The investment year 2023 could be summarized as follows:
- If you focused on low-yield, high dividend growth stocks, it was a success.
- If you focused on income and high yield, it was a bad year.
What’s next?
We have been spoiled over the past twelve years. In general, an economic cycle lasts about 5 to 8 years. That includes a bear market and a bull market and everything in between. The last real bear market we had began in 2008 and ended in 2009. That was 14 years ago.
Currently, we live in a strange world: inflation hurts consumers’ budgets forcing them to tighten their belt with high interest rates putting even more pressure on them and yet, the unemployment rate remains low. Why? Demographics: as our population ages, many retire, and we don’t have enough babies to take those jobs.
During the second part of 2023, we saw signs that higher interest rates were finally catching up with the economy and slowing it down. Inflation has lowered, GDP isn’t as strong (Canada even reported a negative GDP late in 2023), and unemployment rates on both sides of the border are going up by a bit.

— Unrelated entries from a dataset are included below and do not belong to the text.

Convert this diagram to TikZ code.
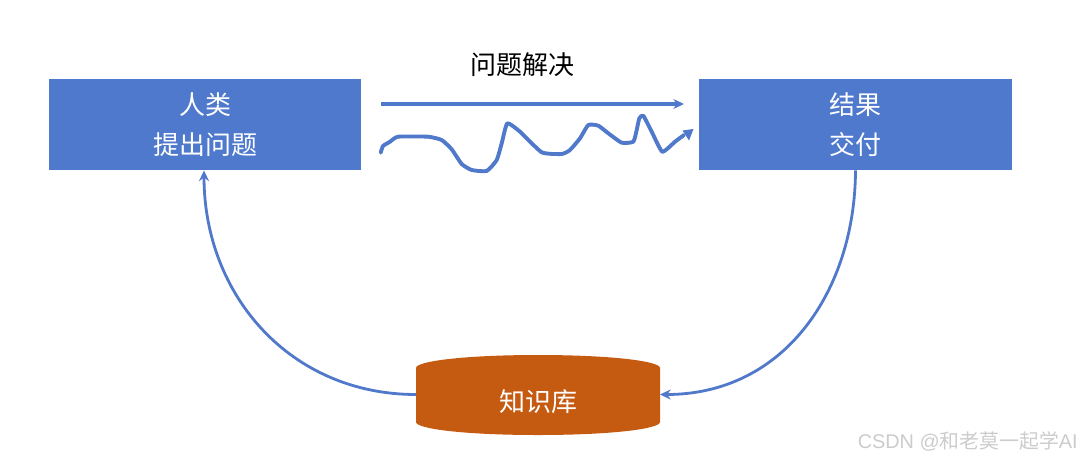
\documentclass[tikz,border=0pt]{standalone}
\usepackage{fontspec}
\setmainfont{Noto Sans CJK SC}
\newfontfamily\wmlatin{Liberation Sans}
\usetikzlibrary{arrows.meta,calc}
\definecolor{boxblue}{HTML}{4F79CC}
\definecolor{lineblue}{HTML}{5079CB}
\definecolor{dbfill}{HTML}{C55A11}
\definecolor{wm}{HTML}{CCCCCC}
\tikzset{
  x=0.75pt,y=-0.75pt,
  bluebox/.style={draw=none,fill=boxblue,text=white,minimum width=234.5pt,minimum height=68.5pt,inner sep=0pt,align=center,font=\fontsize{19.5pt}{30pt}\selectfont},
  conn/.style={draw=lineblue,line width=2.1pt,-{Stealth[length=8pt,width=7.5pt]}},
  wiggle/.style={draw=lineblue,line width=2.9pt,line cap=round,line join=round},
  lbl/.style={inner sep=0pt,font=\fontsize{19.5pt}{24pt}\selectfont},
}
\begin{document}
\begin{tikzpicture}
\useasboundingbox (0,0) rectangle (1080,457);
\fill[white] (0,0) rectangle (1080,457);
\node[bluebox] (human) at (205,124.5) {人类\\提出问题};
\node[bluebox] (result) at (855.5,124.5) {结果\\交付};
\fill[dbfill] (416,368) .. controls (416,361) and (466,355) .. (538,355)
  .. controls (610,355) and (660,361) .. (660,368) -- (660,422)
  .. controls (660,429) and (610,435) .. (538,435)
  .. controls (466,435) and (416,429) .. (416,422) -- cycle;
\node[lbl,text=white] (kb) at (538,402) {知识库};
\coordinate (kbW) at (416,394.5);
\coordinate (kbE) at (660,394.5);
\node[lbl,text=black] (title) at (522,65) {问题解决};
\coordinate (a1) at (381,104);
\coordinate (a2) at (684,104);
\draw[conn,line width=2.8pt] (a1) -- (a2);
\coordinate (w1) at (380.7,152.7);
\coordinate (w2) at (693.5,129);
\draw[wiggle] plot[smooth,tension=0.3] coordinates {(w1) (383,146) (390,141.7) (398,136.7) (428,136.7) (441.7,140) (451.7,149.3) (461.7,164) (471.7,170) (486.7,171) (496.7,160) (501.7,143.3) (507.3,123.3) (520,131.7) (541.7,152.3) (561.7,154) (570,150) (580,138.3) (588.3,125) (598.3,125.7) (608.3,133.3) (621.7,142.7) (633.3,141.7) (636.7,130) (639.3,118.3) (643.3,115.7) (651.7,131.7) (662.3,151.7) (675,141.7) (684,135)};
\fill[lineblue] (w2) -- (682.5,130.5) -- (689,140.5) -- cycle;
\draw[conn] (kbW) .. controls (290,394.5) and (204,295) .. (human.south -| 204,170);
\draw[conn] (result.south) .. controls (855,290) and (785,394.5) .. (kbE);
\node[anchor=east,inner sep=0pt,text=wm,font=\fontsize{14.9pt}{18pt}\selectfont] (mark) at (1078,441) {{\wmlatin CSDN @}和老莫一起学{\wmlatin AI}};
\end{tikzpicture}
\end{document}
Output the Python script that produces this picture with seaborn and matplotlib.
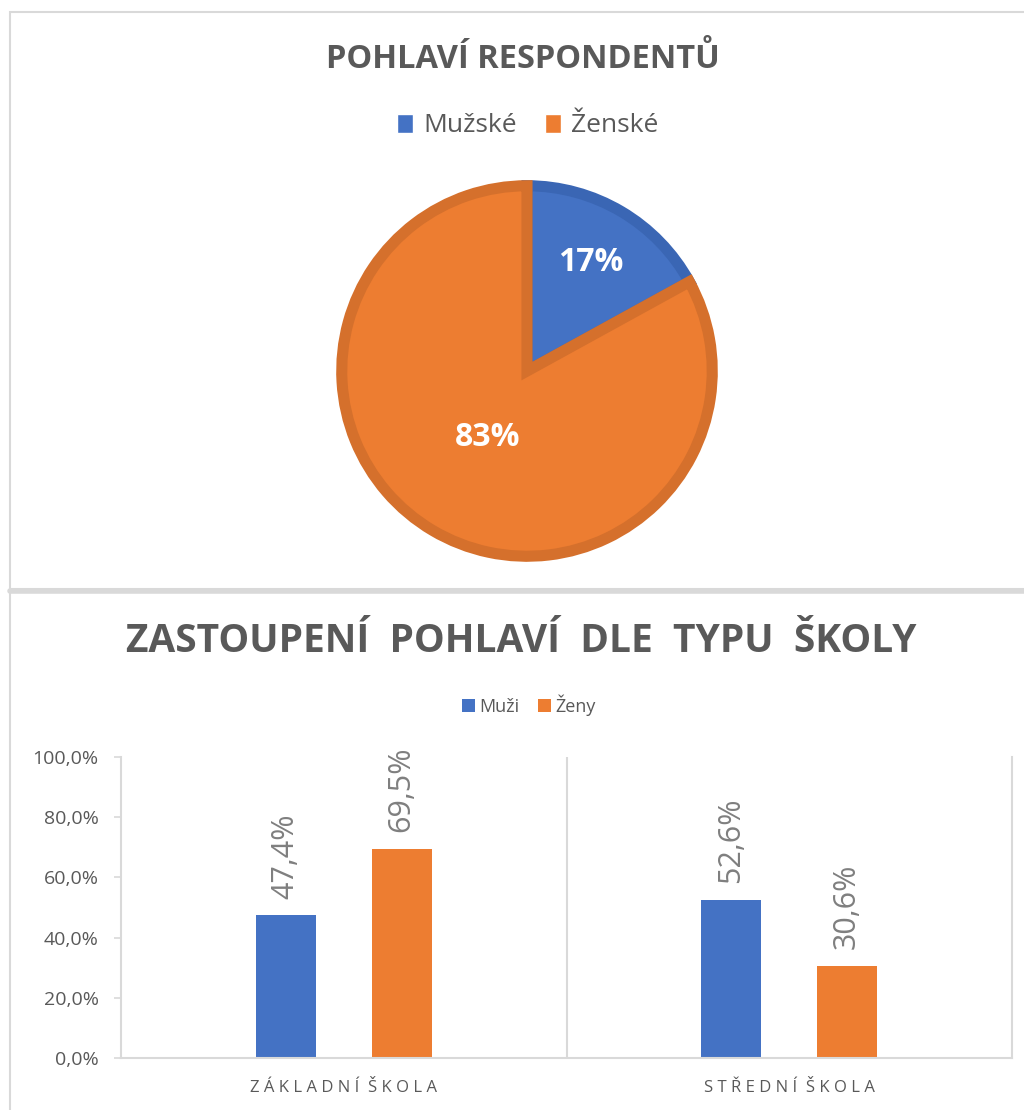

Learn how to create your own paycheck with our Dividend Income for Life guide!
If you focus on your portfolio yield, you were unhappy with your results in 2023 and my guess is that it won’t be easy in 2024 either.
New inflation data hints at a pause in interest rates. We might even talk about rate decreases later in 2024. However, as the steak price won’t get back to 2021 levels, we are not going to see 2% mortgages or debentures in 2024. Companies will have to deal with higher interest rates when refinancing.
I said it over and over; we will continue to feel the lagging impact of those interest rate increases for many years.
Different Year, Same Plan
Studies show that most individual investors like you and me lag the market… big time. Think of famous investor Peter Lynch who managed the Fidelity Magellan Fund from 1977 to 1990 generating an annualized return of 29%. Fidelity later revealed that the average Magellan Fund investor lost money during this period. How is that possible? Investors were simply not investing with conviction, and they didn’t stick to their plan, especially at times when the market dropped.
In 2022, I was overconfident, and I drifted away from my investment rules and process. As a result, I suffered from three bad investment decisions, Algonquin (AQN.TO), Sylogist (SYZ.TO), and VF Corp (VFC), in a brief period of time, which is never good for the investor’s ego.
In early 2023, I quickly got back into the driver’s seat and acted. I sold the three dividend cutters, took the loss of roughly 50% on each stock, and moved on by focusing on dividend growers with strong dividend triangle.
I could have prevented part of those losses by following my own rules, but I didn’t. Fortunately, my investment structure protects me from major negative impacts from bad investments as they are limited in size in my portfolio. Again, this highlights the importance of following your plan and sticking to your investment strategy.
For 2024, I intend to follow the same plan. My investment strategy stays the same: have a strong investment thesis backed with numbers and select companies with minimal downside.
Wishing you a successful investing year in 2024!